Korea’s POSTECH develops sub-millimeter waveguide to shrink AR glasses

12 May 2025

Researchers significantly reduce thickness and weight using a single-layer waveguide.

Augmented-reality technology is finding its way into everyday life, from education and healthcare to gaming and entertainment. However, the core AR device remains bulky and heavy, making prolonged wear uncomfortable. A breakthrough by researchers at Pohang University of Science and Technology (POSTECH), Korea, is promising to change that.

One of the main hurdles to the commercialization of AR glasses has been the waveguide. In AR optics, the lens itself also serves as a light channel, guiding virtual images directly to the observer’s eye. Due to chromatic dispersion, conventional designs have required separate waveguide layers for red, green, and blue light – three to six stacked glass sheets – inevitably increasing both weight and thickness of devices.

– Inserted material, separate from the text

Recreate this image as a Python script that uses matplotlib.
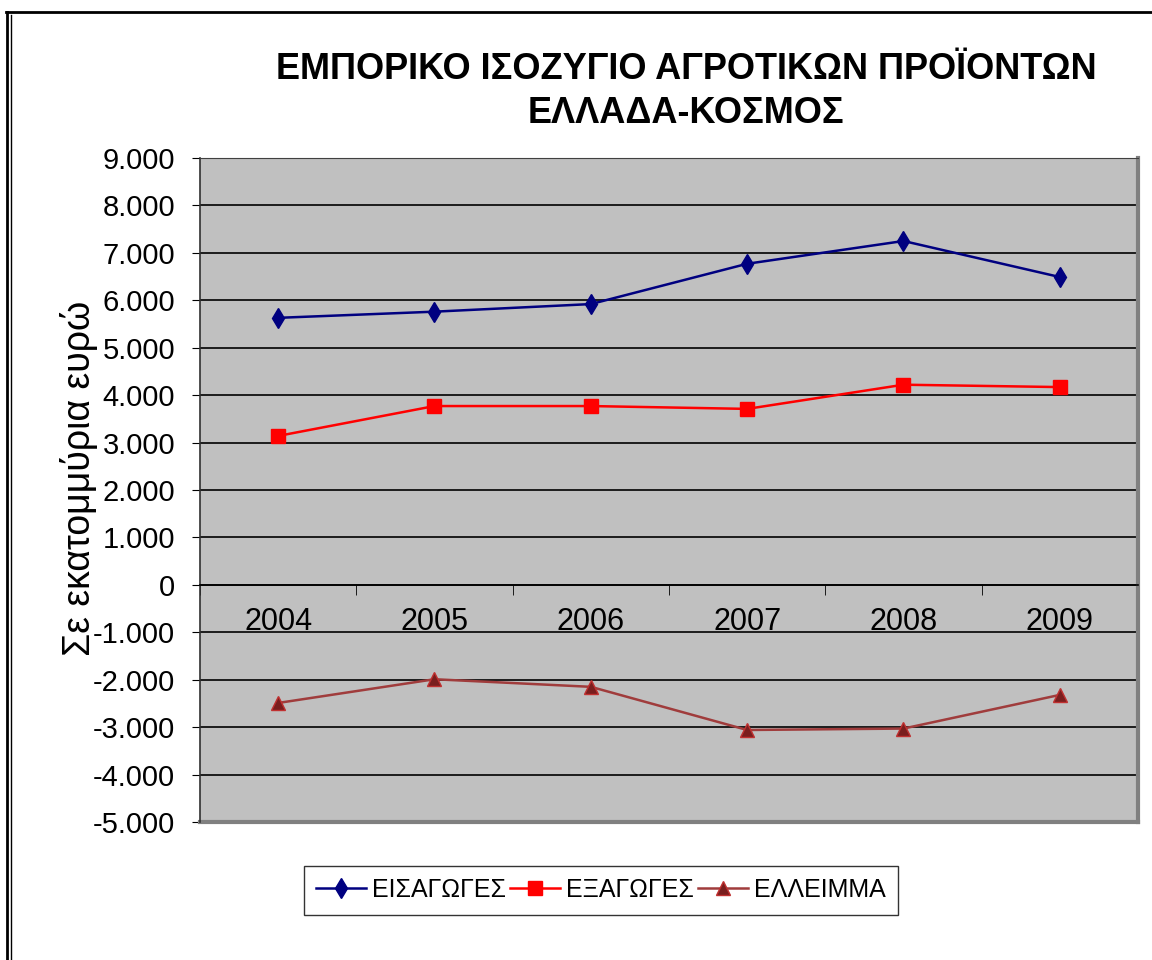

Professor Junsuk Rho and colleagues at POSTECH have eliminated the need for multiple layers by developing an achromatic metagrating that handles all colors in a single glass layer. The key is a array of nanoscale silicon-nitride (Si₃N₄) pillars whose geometry is finely tuned by a stochastic topology-optimization algorithm to steer light with maximum efficiency.

The achievement is described in Nature Nanotechnology.

Vivid full-color images

In experiments, the researchers have produced vivid full-color images using a 500-µm-thick single-layer waveguide. They also secured a comfortable 9-mm eyebox , ensuring images remain sharp even if the viewer’s eye shifts slightly. POSTECH explains that an eyebox is “the spatial region where an AR/VR display yields a clear image; larger eyeboxes provide consistent image quality across more viewing positions”.

The new design erases color blur while outperforming multilayer optics in brightness and color uniformity. Once commercialized, this technology could make AR glasses as thin and light as ordinary eyewear, reducing wearer fatigue and trimming manufacturing costs thanks to a simpler process. The era of truly everyday AR is a step closer.

“This work marks a key milestone for next-generation AR displays,” said Prof. Rho. “Coupled with scalable, large-area fabrication, it brings commercialization within reach.”

The study, authored by Junsuk Rho (corresponding author, POSTECH), Seokwoo Kim, Joohoon Kim, and Seokil Moon, was carried out by POSTECH’s Departments of Mechanical, Chemical and Electrical Engineering and the Graduate School of Interdisciplinary Bioscience & Bioengineering, in collaboration with the Visual Team at Samsung Research.